Mr. Jack Lister, who was on the Tower and Winter Gardens staff in Blackpool, is touring with the 27-year-old Casson,
***
MR. LISTER came as one of Blackpool FC’s guests to the match at St. Andrews.
Mr. Casson declined the invitation, for he is one of the few people in this land not interested in football, has, in fact, attended only one match all his life, but still consented to autograph a photograph for Stan Mortensen, which, when the Blackpool centre- forward bad time to study it after the match, contained the assertion, “You will win 1”
***
PEOPLE were questioning last week-end the accuracy of the statement in the Birmingham programme that Harry Johnston was the longest-serving member of the Blackpool team playing in the Birmingham match.
It was correct. The Blackpool captain is no greybeard yet, but he has been at Blackpool longer than any other player on the staff.
Yet as a First Division man ne beats Eric Hayward by only a week. His first game in the Division for the club was at Preston on November 20, 1937. On November 27 the centre-half had his baptism in the game’s highest grade.
Number of League appearances of the two for Blackpool: Hayward 185, Johnston 184. Somebody one day is going to call these two “The Blackpool Twins.”
CONGRATULATIONS again to our teams upon their displays last week - and a word of consolation for the boys who played so well on Wednesday - and lost.
With a little bit of luck the result would have been reversed, writes “Supporter.”
***
Blackpool are well up among the “favourites” for the Cup, so give the team every encouragement.

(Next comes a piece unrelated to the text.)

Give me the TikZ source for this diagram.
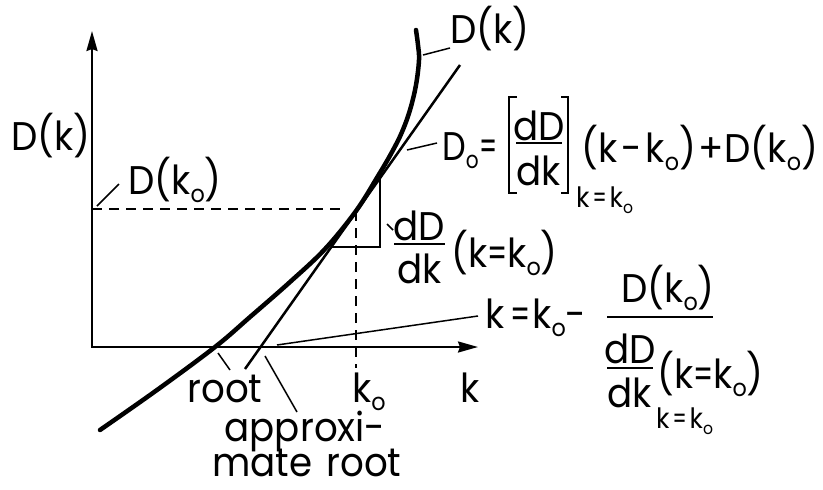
\documentclass[tikz,border=0pt]{standalone}
\usepackage{fontspec}
\setmainfont{Poppins}[FakeStretch=0.93]
\usepackage{graphicx}
\usetikzlibrary{arrows.meta}
\newcommand\subo{\raisebox{-0.22em}{\scalebox{0.6}{o}}}
\newcommand\eqs{\scalebox{0.75}[1]{=}}
\tikzset{
  txt/.style={font=\fontsize{40}{40}\selectfont, inner sep=0pt},
  stxt/.style={font=\fontsize{28}{28}\selectfont, inner sep=0pt},
  axisline/.style={line width=2.2pt, {Stealth[length=20pt,width=11pt,inset=2pt]}-{Stealth[length=20pt,width=11pt,inset=2pt]}},
  curveline/.style={line width=4.5pt, line cap=round},
  tangline/.style={line width=2.5pt},
  leadline/.style={line width=1.5pt},
  dashline/.style={line width=2.2pt, dash pattern=on 10pt off 7pt},
  barline/.style={line width=2.5pt},
}
\begin{document}
\begin{tikzpicture}[x=1pt,y=-1pt]
\useasboundingbox[fill=white] (0,0) rectangle (823,490);

% axes
\coordinate (O) at (92,347);
\coordinate (ytip) at (92,31);
\coordinate (xtip) at (478,347);
\draw[axisline] (ytip) -- (O) -- (xtip);

% curve D(k)
\draw[curveline] plot[smooth, tension=0.6] coordinates {
 (100,430) (157,390) (215,347) (250,317) (290,282) (325,249) (356,211)
 (378,176) (392,152) (402,132) (410,110) (416,85) (419,60) (418,45) (416,30)};

% tangent
\coordinate (ttop) at (460,65);
\coordinate (tbot) at (245,369);
\draw[tangline] (ttop) -- (tbot);

% slope triangle
\coordinate (triA) at (331,247);
\coordinate (triB) at (380,247);
\coordinate (triC) at (380,178);
\draw[line width=2pt] (triA) -- (triB) -- (triC);

% dashed lines
\coordinate (P) at (356,209);
\draw[dashline] (92,209) -- (345,209);
\draw[dashline] (356,211) -- (356,368);

% labels
\node[txt, anchor=base] (ylab) at (51,150) {D(k)};
\node[txt, anchor=base west] (dko) at (128,194) {D(k\subo)};
\coordinate (dkoA) at (97,206);
\coordinate (dkoB) at (119,184);
\draw[leadline] (dkoA) -- (dkoB);

\node[txt, anchor=base] (dklab) at (490,43) {D(k)};
\coordinate (dkA) at (423,55);
\coordinate (dkB) at (450,48);
\draw[leadline] (dkA) -- (dkB);

% D_o equation
\coordinate (eqA) at (407,150);
\coordinate (eqB) at (437,143);
\draw[leadline] (eqA) -- (eqB);
\node[txt, anchor=base west] (eqlhs) at (442,160) {\scalebox{0.9}[1]{D\subo\kern1pt\eqs}};
\node[txt, anchor=base] (eqnum) at (539,140) {dD};
\node[txt, anchor=base] (eqden) at (539,185) {dk};
\draw[barline] (516,143) -- (562,143);
\draw[barline] (517,97) -- (509,97) -- (509,193) -- (517,193);
\draw[barline] (561,97) -- (568,97) -- (568,193) -- (561,193);
\node[stxt, anchor=base west] (eqsub) at (576,207) {k\kern3pt\eqs\kern3pt k\subo};
\node[txt, anchor=base west] (eqrhs) at (581,162) {(k\kern4pt-\kern4pt k\subo)\kern2pt+\kern1pt D(k\subo)};

% slope label
\coordinate (slA) at (387,224);
\coordinate (slB) at (393,230);
\draw[leadline] (slA) -- (slB);
\node[txt, anchor=base] (snum) at (419,240) {dD};
\draw[barline] (394,244) -- (445,244);
\node[txt, anchor=base] (sden) at (420,283) {dk};
\node[txt, anchor=base west] (sarg) at (451,267) {(k\eqs k\subo)};

% Newton formula
\coordinate (nwA) at (277,345);
\coordinate (nwB) at (478,316);
\draw[leadline] (nwA) -- (nwB);
\node[txt, anchor=base west] (nk) at (485,328) {k\kern6pt\eqs\kern2pt k\subo-};
\node[txt, anchor=base] (nnum) at (668,302) {D(k\subo)};
\draw[barline] (607,317) -- (713,317);
\node[txt, anchor=base] (ndnum) at (630,363) {dD};
\draw[barline] (607,368) -- (653,368);
\node[txt, anchor=base] (ndden) at (630,407) {dk};
\node[txt, anchor=base west] (ndarg) at (657,388) {(k\eqs k\subo)};
\node[stxt, anchor=base west] (ndsub) at (656,428) {k\kern3pt\eqs\kern3pt k\subo};

% bottom labels
\node[txt, anchor=base] (root) at (225,402) {root};
\coordinate (rtA) at (218,353);
\coordinate (rtB) at (230,370);
\draw[leadline] (rtA) -- (rtB);
\node[txt, anchor=base, text depth=9pt] (appr1) at (305,441) {approxi-};
\node[txt, anchor=base, text height=29pt, text depth=0pt] (appr2) at (307,476) {mate\hspace{14pt}root};
\coordinate (apA) at (265,356);
\coordinate (apB) at (297,412);
\draw[leadline] (apA) -- (apB);
\node[txt, anchor=base] (klab) at (470,402) {k};
\node[txt, anchor=base west] (kolab) at (352,402) {k\subo};
\end{tikzpicture}
\end{document}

Give them a real reception on their appearances at Bloomfield- road, and forget all the uncharitable criticisms.
***
Congratulations to Stanley Mortensen on his selection to play again for England.
May he continue to put England “on the road to Rio.”
Supporters are asked not to forget the military whist drive on Wednesday afternoon in the Indian Lounge. There are excellent voucher prizes.